In secondo luogo le politiche di austerità che da qualche anno sono richieste dai suoi messaggi al nostro governo appaiono ormai manifestamente sbagliate, persino agli occhi di vari economisti ortodossi che pure le avevano suggerite anni fa. Appaiono sbagliate per almeno due ragioni. Anzitutto sul piano dei risultati. Si veda la sua lettera inviata al nostro ministro dell’Economia nel novembre 2011, con allegato questionario che sebbene in forma interrogativa esigeva perentoriamente di introdurre drastiche riforme in tema di pensioni, mercato del lavoro, imposte dirette e indirette, pubblica amministrazione. Quelle riforme, subito attuate dal nostro ossequioso governo, hanno avuto — come è successo in altri paesi in cui la CE era intervenuta — risultati semplicemente disastrosi.
I disoccupati sono cresciuti di almeno un milione; i precari sono arrivati a quattro milioni; la disoccupazione tra i giovani supera il quaranta per cento; il Pil ha perso altri punti rispetto al 2007 (siamo a meno 6); l’industria ha perso un quarto del suo potenziale produttivo. Per di più il debito pubblico che nel 2009 era del 106 per cento sul Pil, quest’anno è balzato al 134 per cento.
Dal punto di vista delle istituzioni la Ue sembra davvero un edificio sgangherato. Avrebbe quindi bisogno di meccanismi istituzionali di compensazione degli squilibri di produttività, del valore reale dell’euro nei diversi paesi, del costo del lavoro, di legislazione fiscale. E di una banca centrale che fosse una vera banca centrale, in luogo di essere un istituto finanziario che si preoccupa per statuto solo della stabilità dei prezzi. La Comunità europea, invece, si limita a insistere sull’emanazione senza tregua di nuove regole. Siamo al punto che mentre l’intero edificio della Ue rischia di crollare, Bruxelles si preoccupa soltanto delle finestre che non chiudono bene.

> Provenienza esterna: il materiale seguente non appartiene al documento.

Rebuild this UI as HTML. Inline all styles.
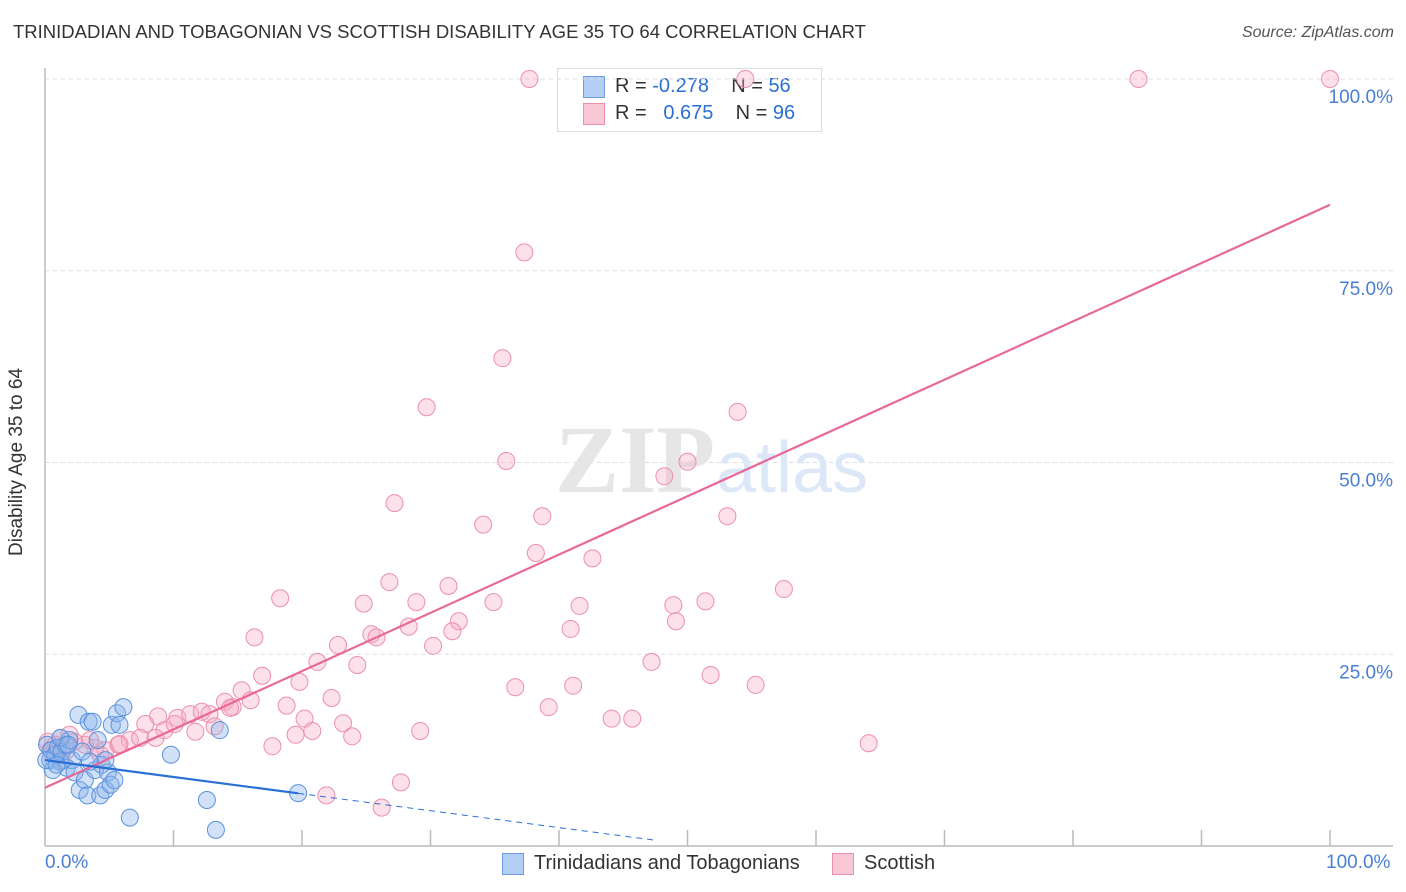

Le politiche sbagliate, nel nostro paese come in altri, hanno causato grandi sofferenze a molte persone. Sarebbe normale che chi ha contribuito a causarle fosse chiamato a risponderne. Un ministro che compie errori analoghi prima o poi perde il posto (forse non in Italia, ma da altre parti sì). Un macchinista viene citato in giudizio. Un funzionario di banca viene licenziato. Ma grazie al modo in cui i trattati Ue sono stati redatti, Rehn e i suoi colleghi, a fronte dei gravi errori commessi, non rischiano nemmeno un modesto taglio alla tredicesima.
L’Italia non può pensare nemmeno lontanamente di uscire dall’Europa, ossia dall’Unione Europea. Noi crediamo in una Europa unita, però non nella forma attuale. Dobbiamo continuare a credere in un’Europa dove l’immensa maggioranza di quelli che non contano niente possano contare qualcosa.
Servirebbe un trattato Ue ampiamente riveduto che invece di assomigliare, come quello attuale, all’ordinamento di una società per azioni, dove la parola “concorrenza” ricorre una trentina di volte e “democrazia” non più di quattro o cinque, si configuri come un genuino documento politico.
Un documento nel quale trovino ampio spazio le idee dei padri fondatori in tema di uguaglianza; di giustizia non riservata solo a chi può pagare gli avvocati più costosi; di libertà intesa come un bene comune non accessibile soltanto a privilegiati; di partecipazione dei cittadini alle decisioni; di stato sociale; di cooperazione sociale ed economica tra gli stati membri, in luogo del mors tua vita mea in cui si compendia la cosiddetta competitività.
L’articolo 10 del trattato Ue stabilisce che “ogni cittadino ha il diritto di partecipare alla vita democratica dell’Unione. Le decisioni sono prese nella maniera il più possibile aperta e vicina ai cittadini”. Ma i dettati economici e sociali che Rehn e i suoi colleghi della Ce, della Bce e del Fmi ci trasmettono ogni giorno da anni mostrano come nelle politiche reali perseguite dalla Ue l’articolo 10 sia totalmente disatteso. Ci piacerebbe, tra tutti gli articoli del trattato che parlano solo di mercato, che almeno questo fosse applicato. In attesa che una nuova “Carta” ci sappia restituire, a noi semplici cittadini europei, non una democrazia conforme al mercato (un concetto purtroppo condiviso da molti governi europei a cui la Ue va bene così com’è), ma un mercato conforme alla democrazia.